Gerade im Bereich der besonders hohen Zahlungen über 50.000 Euro kamen 2023 Entscheidungen hinzu. Insgesamt entschied die Unabhängige Kommission in 228 Fällen, eine Summe über 50.000 Euro festzusetzen. Bei Anerkennungsleistungen ab 50.000 Euro müssen die einzelnen Bistümer zustimmen. Diese Zustimmung sei bislang in allen Fällen erteilt worden, sagt Hauck. In vier Fällen sprach die Unabhängige Kommission Betroffenen eine Summe über 250.000 Euro zu. Diese Entscheidungen wurden alle im vergangenen Jahr getroffen. Ihre Gesamtsumme beläuft sich auf 1,6 Millionen Euro, so dass im Schnitt 400.000 Euro festgesetzt wurden. Wie genau sich die Zahlungen verteilen, veröffentlichte die Kommission nicht.
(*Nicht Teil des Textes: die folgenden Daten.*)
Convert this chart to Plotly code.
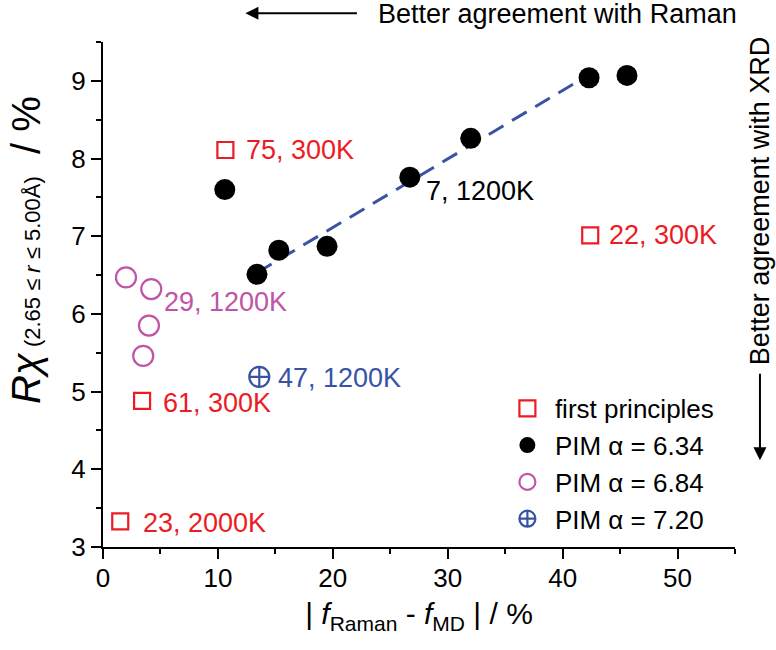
import plotly.graph_objects as go

# ---------------- data ----------------
fp_x = [1.5, 3.4, 10.65, 42.4]
fp_y = [3.33, 4.88, 8.11, 7.01]
fp_labels = ["23, 2000K", "61, 300K", "75, 300K", "22, 300K"]

pim634_x = [10.6, 13.4, 15.3, 19.5, 26.7, 32.0, 42.3, 45.6]
pim634_y = [7.60, 6.51, 6.82, 6.87, 7.76, 8.26, 9.04, 9.07]
pim634_label = "7, 1200K"
pim634_label_idx = 4

pim684_x = [2.0, 4.2, 4.0, 3.5]
pim684_y = [6.47, 6.32, 5.85, 5.46]
pim684_label = "29, 1200K"
pim684_label_idx = 1

pim720_x = [13.6]
pim720_y = [5.19]
pim720_label = "47, 1200K"

fit_x = [13.4, 42.3]
fit_y = [6.53, 9.08]

legend_names = ["first principles", "PIM \u03b1 = 6.34", "PIM \u03b1 = 6.84", "PIM \u03b1 = 7.20"]

# ---------------- style ----------------
RED = "#ec1c24"
MAG = "#c054a6"
BLUE = "#3953a4"
BLACK = "#000000"
FONT = "Liberation Sans, Arial, Helvetica, sans-serif"
FS = 26
FA = 27

fig = go.Figure()

fig.add_trace(go.Scatter(x=fit_x, y=fit_y, mode="lines", showlegend=False,
                         line=dict(color=BLUE, width=3, dash="17px,10px")))
fig.add_trace(go.Scatter(x=fp_x, y=fp_y, mode="markers", name=legend_names[0],
                         marker=dict(symbol="square-open", size=16, color=RED,
                                     line=dict(width=2.2, color=RED))))
fig.add_trace(go.Scatter(x=pim634_x, y=pim634_y, mode="markers", name=legend_names[1],
                         marker=dict(symbol="circle", size=21, color=BLACK,
                                     line=dict(width=0))))
fig.add_trace(go.Scatter(x=pim684_x, y=pim684_y, mode="markers", name=legend_names[2],
                         marker=dict(symbol="circle-open", size=20, color=MAG,
                                     line=dict(width=2.2, color=MAG))))
fig.add_trace(go.Scatter(x=pim720_x, y=pim720_y, mode="markers", name=legend_names[3],
                         marker=dict(symbol="circle-cross-open", size=20, color=BLUE,
                                     line=dict(width=2.2, color=BLUE))))

# point labels (anchored on the data points, offset in pixels)
fp_offsets = [(21, -2), (19, -2), (19, 0), (17, 0)]
for x, y, t, (dx, dy) in zip(fp_x, fp_y, fp_labels, fp_offsets):
    fig.add_annotation(x=x, y=y, text=t, showarrow=False, xanchor="left", yanchor="middle",
                       xshift=dx, yshift=dy, font=dict(family=FONT, size=FA, color=RED))
fig.add_annotation(x=pim634_x[pim634_label_idx], y=pim634_y[pim634_label_idx], text=pim634_label,
                   showarrow=False, xanchor="left", yanchor="middle", xshift=14, yshift=-14,
                   font=dict(family=FONT, size=FA, color=BLACK))
fig.add_annotation(x=pim684_x[pim684_label_idx], y=pim684_y[pim684_label_idx], text=pim684_label,
                   showarrow=False, xanchor="left", yanchor="middle", xshift=11, yshift=-13,
                   font=dict(family=FONT, size=FA, color=MAG))
fig.add_annotation(x=pim720_x[0], y=pim720_y[0], text=pim720_label,
                   showarrow=False, xanchor="left", yanchor="middle", xshift=17, yshift=-1,
                   font=dict(family=FONT, size=FA, color=BLUE))

# direction arrows and texts
fig.add_annotation(xref="paper", yref="paper", x=0.2253, y=1.0568, ax=113, ay=0,
                   axref="pixel", ayref="pixel", text="", showarrow=True,
                   arrowhead=2, arrowsize=1.3, arrowwidth=2, arrowcolor=BLACK)
fig.add_annotation(xref="paper", yref="paper", x=0.4324, y=1.0549, text="Better agreement with Raman",
                   showarrow=False, xanchor="left", yanchor="middle",
                   font=dict(family=FONT, size=FA, color=BLACK))
fig.add_annotation(xref="paper", yref="paper", x=1.0395, y=0.1717, ax=0, ay=-88,
                   axref="pixel", ayref="pixel", text="", showarrow=True,
                   arrowhead=2, arrowsize=1.3, arrowwidth=2, arrowcolor=BLACK)
fig.add_annotation(xref="paper", yref="paper", x=1.0395, y=0.6865, text="Better agreement with XRD",
                   showarrow=False, textangle=-90, xanchor="center", yanchor="middle",
                   font=dict(family=FONT, size=FA, color=BLACK))

# y-axis title
fig.add_annotation(xref="paper", yref="paper", x=-0.122, y=0.588, textangle=-90,
                   text="<i>R</i><i>\u03c7</i><span style='font-size:22px'> (2.65 \u2264 <i>r</i> \u2264 5.00\u00c5)</span>  / %",
                   showarrow=False, xanchor="center", yanchor="middle",
                   font=dict(family=FONT, size=40, color=BLACK))

axis_common = dict(showline=True, linecolor=BLACK, linewidth=2, showgrid=False, zeroline=False,
                   tickcolor=BLACK, tickwidth=2, ticklen=10,
                   tickfont=dict(family=FONT, size=FS, color=BLACK))

fig.update_layout(
    width=776, height=650,
    margin=dict(l=102.5, r=41, t=41.7, b=103.3),
    plot_bgcolor="white", paper_bgcolor="white",
    font=dict(family=FONT, size=FS, color=BLACK),
    xaxis=dict(range=[0, 55], dtick=10, tick0=0, ticks="outside", ticklabelstandoff=-3,
               minor=dict(dtick=5, tick0=0, ticks="outside", ticklen=5, tickwidth=2, tickcolor=BLACK),
               title=dict(text="| <i>f</i><sub>Raman</sub> - <i>f</i><sub>MD</sub> | / %",
                          font=dict(family=FONT, size=30), standoff=11),
               **axis_common),
    yaxis=dict(range=[3, 9.5], dtick=1, tick0=3, ticks="outside",
               minor=dict(dtick=0.5, tick0=3, ticks="outside", ticklen=5, tickwidth=2, tickcolor=BLACK),
               **axis_common),
    xaxis2=dict(range=[0, 55], dtick=10, tick0=0, ticks="inside", overlaying="x", side="top",
                anchor="y", showticklabels=False,
                minor=dict(dtick=5, tick0=0, ticks="inside", ticklen=5, tickwidth=2, tickcolor=BLACK),
                **axis_common),
    yaxis2=dict(range=[3, 9.5], dtick=1, tick0=3, ticks="inside", overlaying="y", side="right",
                anchor="x", showticklabels=False,
                minor=dict(dtick=0.5, tick0=3, ticks="inside", ticklen=5, tickwidth=2, tickcolor=BLACK),
                **axis_common),
    legend=dict(x=0.628, y=0.321, xanchor="left", yanchor="top", bgcolor="rgba(0,0,0,0)",
                font=dict(family=FONT, size=FS), itemwidth=45, tracegroupgap=0),
    showlegend=True,
)

fig.write_html("out.html", config={"displayModeBar": False},
               post_script="document.body.style.margin='0px';")
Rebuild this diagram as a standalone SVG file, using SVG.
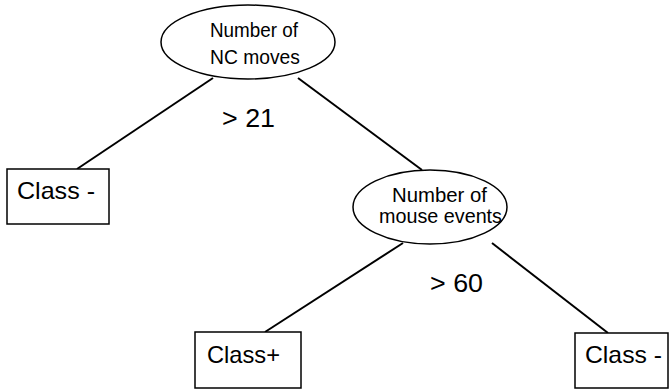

Eine Neuerung des Verfahrens sorgte 2023 bei der Kommission für deutlich mehr Arbeit. Denn seit dem 1. März 2023 können Betroffene einmalig Widerspruch gegen die Entscheidung der Kommission einlegen. Das geschah bis Ende Dezember in 618 Fällen, in 382 Fällen wurde laut Reske bis Ende vergangenen Jahres noch keine Entscheidung getroffen. Betroffene erhielten insgesamt durch Widersprüche fast 3 Millionen Euro zusätzlich.
Insgesamt sind laut Bericht 3.493 Vorgänge seit 2021 bei der Unabhängigen Kommission eingereicht worden, darunter 1.289 im Jahr 2023. Das war ein deutlicher Anstieg im Vergleich zu 2022, als 626 Eingänge verzeichnet wurden. Zum Stichtag 31. Dezember 2023 waren 807 Vorgänge noch nicht bearbeitet.